Required task — Give the data below again exactly as written, without its pictures.

Data block —
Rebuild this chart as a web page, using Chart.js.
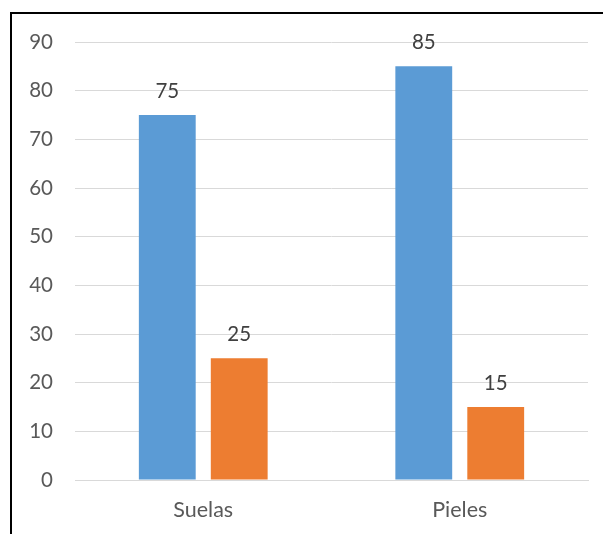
<!DOCTYPE html>
<html>
<head>
<meta charset="utf-8">
<script src="https://cdn.jsdelivr.net/npm/chart.js@4.4.0/dist/chart.umd.min.js"></script>
<style>
  html, body { margin: 0; padding: 0; background: #fff; overflow: hidden; }
  #frame { position: absolute; left: 10px; top: 12px; width: 700px; height: 700px; border: 2px solid #000; box-sizing: border-box; }
  #wrap { position: absolute; left: 0; top: 0; width: 603px; height: 534px; }
</style>
</head>
<body>
<div id="frame"></div>
<div id="wrap"><canvas id="c" width="603" height="534"></canvas></div>
<script>
const categories = ["Suelas", "Pieles"];
const seriesA = [75, 85];
const seriesB = [25, 15];
const yTicks = [0, 10, 20, 30, 40, 50, 60, 70, 80, 90];

const FONT = "Lato, 'Open Sans', sans-serif";

const valueLabels = {
  id: 'valueLabels',
  afterDatasetsDraw(chart) {
    const ctx = chart.ctx;
    ctx.save();
    ctx.font = "20.5px " + FONT;
    ctx.fillStyle = '#404040';
    ctx.textAlign = 'center';
    ctx.textBaseline = 'middle';
    chart.data.datasets.forEach((ds, i) => {
      chart.getDatasetMeta(i).data.forEach((bar, j) => {
        ctx.fillText(String(ds.data[j]), bar.x, bar.y - 24);
      });
    });
    ctx.restore();
  }
};

new Chart(document.getElementById('c'), {
  type: 'bar',
  data: {
    labels: categories,
    datasets: [
      { label: 'A', data: seriesA, backgroundColor: '#5B9BD5', categoryPercentage: 0.561, barPercentage: 0.79 },
      { label: 'B', data: seriesB, backgroundColor: '#ED7D31', categoryPercentage: 0.561, barPercentage: 0.79 }
    ]
  },
  options: {
    responsive: false,
    animation: false,
    layout: { padding: { left: 0, right: 15, top: 42, bottom: 0 } },
    plugins: { legend: { display: false }, tooltip: { enabled: false } },
    scales: {
      x: {
        grid: { display: false, drawTicks: false },
        border: { display: true, color: '#d9d9d9', width: 1 },
        ticks: { color: '#595959', font: { family: FONT, size: 21.5 }, padding: 17 },
        afterFit(s) { s.height = 54; }
      },
      y: {
        min: 0, max: 90,
        afterBuildTicks(s) { s.ticks = yTicks.map(v => ({ value: v })); },
        grid: { color: '#d9d9d9', lineWidth: 1, drawTicks: false },
        border: { display: false },
        ticks: { color: '#595959', font: { family: FONT, size: 20.5 }, padding: 22 },
        afterFit(s) { s.width = 75; }
      }
    }
  },
  plugins: [valueLabels]
});
</script>
</body>
</html>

Response below —
Rebuild this chart as a web page, using Chart.js.
<!DOCTYPE html>
<html>
<head>
<meta charset="utf-8">
<script src="https://cdn.jsdelivr.net/npm/chart.js@4.4.0/dist/chart.umd.min.js"></script>
<style>
  html, body { margin: 0; padding: 0; background: #fff; overflow: hidden; }
  #frame { position: absolute; left: 10px; top: 12px; width: 700px; height: 700px; border: 2px solid #000; box-sizing: border-box; }
  #wrap { position: absolute; left: 0; top: 0; width: 603px; height: 534px; }
</style>
</head>
<body>
<div id="frame"></div>
<div id="wrap"><canvas id="c" width="603" height="534"></canvas></div>
<script>
const categories = ["Suelas", "Pieles"];
const seriesA = [75, 85];
const seriesB = [25, 15];
const yTicks = [0, 10, 20, 30, 40, 50, 60, 70, 80, 90];

const FONT = "Lato, 'Open Sans', sans-serif";

const valueLabels = {
  id: 'valueLabels',
  afterDatasetsDraw(chart) {
    const ctx = chart.ctx;
    ctx.save();
    ctx.font = "20.5px " + FONT;
    ctx.fillStyle = '#404040';
    ctx.textAlign = 'center';
    ctx.textBaseline = 'middle';
    chart.data.datasets.forEach((ds, i) => {
      chart.getDatasetMeta(i).data.forEach((bar, j) => {
        ctx.fillText(String(ds.data[j]), bar.x, bar.y - 24);
      });
    });
    ctx.restore();
  }
};

new Chart(document.getElementById('c'), {
  type: 'bar',
  data: {
    labels: categories,
    datasets: [
      { label: 'A', data: seriesA, backgroundColor: '#5B9BD5', categoryPercentage: 0.561, barPercentage: 0.79 },
      { label: 'B', data: seriesB, backgroundColor: '#ED7D31', categoryPercentage: 0.561, barPercentage: 0.79 }
    ]
  },
  options: {
    responsive: false,
    animation: false,
    layout: { padding: { left: 0, right: 15, top: 42, bottom: 0 } },
    plugins: { legend: { display: false }, tooltip: { enabled: false } },
    scales: {
      x: {
        grid: { display: false, drawTicks: false },
        border: { display: true, color: '#d9d9d9', width: 1 },
        ticks: { color: '#595959', font: { family: FONT, size: 21.5 }, padding: 17 },
        afterFit(s) { s.height = 54; }
      },
      y: {
        min: 0, max: 90,
        afterBuildTicks(s) { s.ticks = yTicks.map(v => ({ value: v })); },
        grid: { color: '#d9d9d9', lineWidth: 1, drawTicks: false },
        border: { display: false },
        ticks: { color: '#595959', font: { family: FONT, size: 20.5 }, padding: 22 },
        afterFit(s) { s.width = 75; }
      }
    }
  },
  plugins: [valueLabels]
});
</script>
</body>
</html>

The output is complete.